I think it may have something to do with Apache not being able to connect using chromium — whereas when ran from the CLI from my user… it works every time.

I am really hoping someone can point something else out to try because I think I’m stumped.

Much appreciated!

pdrhlik commented 8 months ago

Hi @enricodias @T313C0mun1s7 @kuito,

I'm experiencing the same issue. I have probably figured out the reason but I don't know how to solve this yet. My issue is that I'm calling $page->navigate($url)->waitForNavigation(); on the web which is running on the same server as the $url that I'm trying to visit. The waitForNavigation call is blocking any subsequent calls to the server from the same process. It's basically waiting in a loop and it dies after the default timeout. If I navigate to a page that is not on my server, everything works well.
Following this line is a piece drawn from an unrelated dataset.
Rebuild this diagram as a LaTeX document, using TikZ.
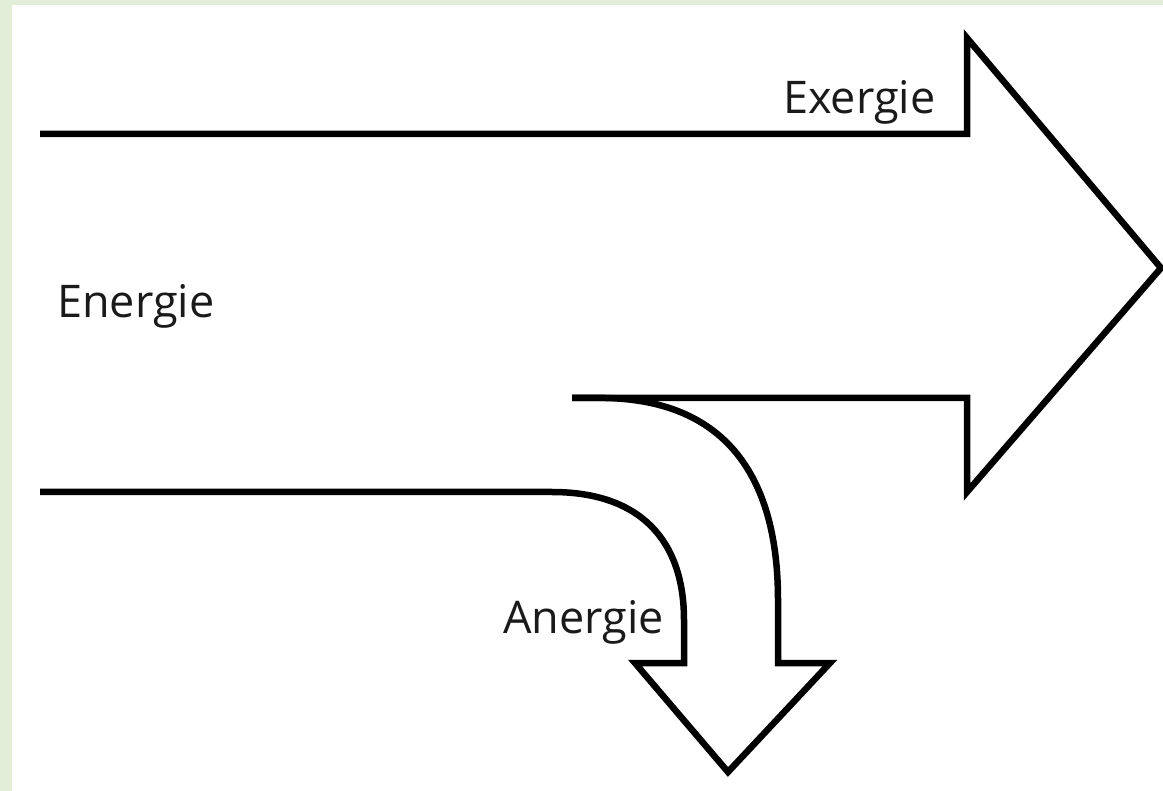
\documentclass[tikz,border=0pt]{standalone}
\usepackage{fontspec}
\setmainfont{Open Sans}
\definecolor{framegreen}{HTML}{E2EED8}
\definecolor{txt}{HTML}{1A1A1A}
\begin{document}
\begin{tikzpicture}[x=1pt,y=-1pt,
  flow/.style={draw=black,line width=6.5pt,line join=miter,line cap=butt},
  lbl/.style={text=txt,font=\fontsize{45}{50}\selectfont,inner sep=0pt,anchor=base west}]
\fill[framegreen] (0,0) rectangle (1163,791);
\fill[white] (12,5) rectangle (1163,791);
\useasboundingbox (0,0) rectangle (1163,791);
\begin{scope}
\clip (0,0) rectangle (1163,791);
% big exergy arrow
\draw[flow] (40,134) -- (967,134) -- (967,38) -- (1161,268) -- (967,492) -- (967,398) -- (572,398);
% anergy curved arrow
\draw[flow] (572,398) -- (605,398) .. controls (720,400) and (778,470) .. (778,600) -- (778,663) -- (830,663) -- (728,772) -- (635,663) -- (684,663) -- (684,620) .. controls (684,540) and (640,492) .. (552,492) -- (40,492);
\end{scope}
\node[lbl] (ex) at (783,114) {Exergie};
\node[lbl] (en) at (57,318) {Energie};
\node[lbl] (an) at (503,633) {Anergie};
\end{tikzpicture}
\end{document}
That's probably the reason why it works for most of you using CLI and doesn't work on through the web browser. They are different processes that don't block each other.

So if anyone has any ideas on how to approach this, it would be very appreciated.

Cheers, Patrik

enricodias commented 8 months ago

@pdrhlik that shouldn't be an issue since a new request will create a separate process/thread. Your php process executing $page->navigate($url) is not the same answering the request, even if $url triggers the same script.

pdrhlik commented 8 months ago

That's what I thought at first but it seems to be behaving like this. I don't have any other explanation for that. Maybe it's because I'm using php-fpm, it doesn't start a new process but reuses the same one?

Anyway, I ended up handling the screenshot functionality using a Go library https://github.com/sensepost/gowitness. I build the command in PHP and calling it through shell_exec. It's non blocking and also seems quite efficient.

But thanks for your input anyway!

enricodias commented 8 months ago

php-fpm wouldn't change that behaviour either, this is just not how php works. The http server raises a php process/thread on each request and this process doesn't receive the context of any previous requests. Maybe your script is locking a resource like a file or a db row, cause a deadlock.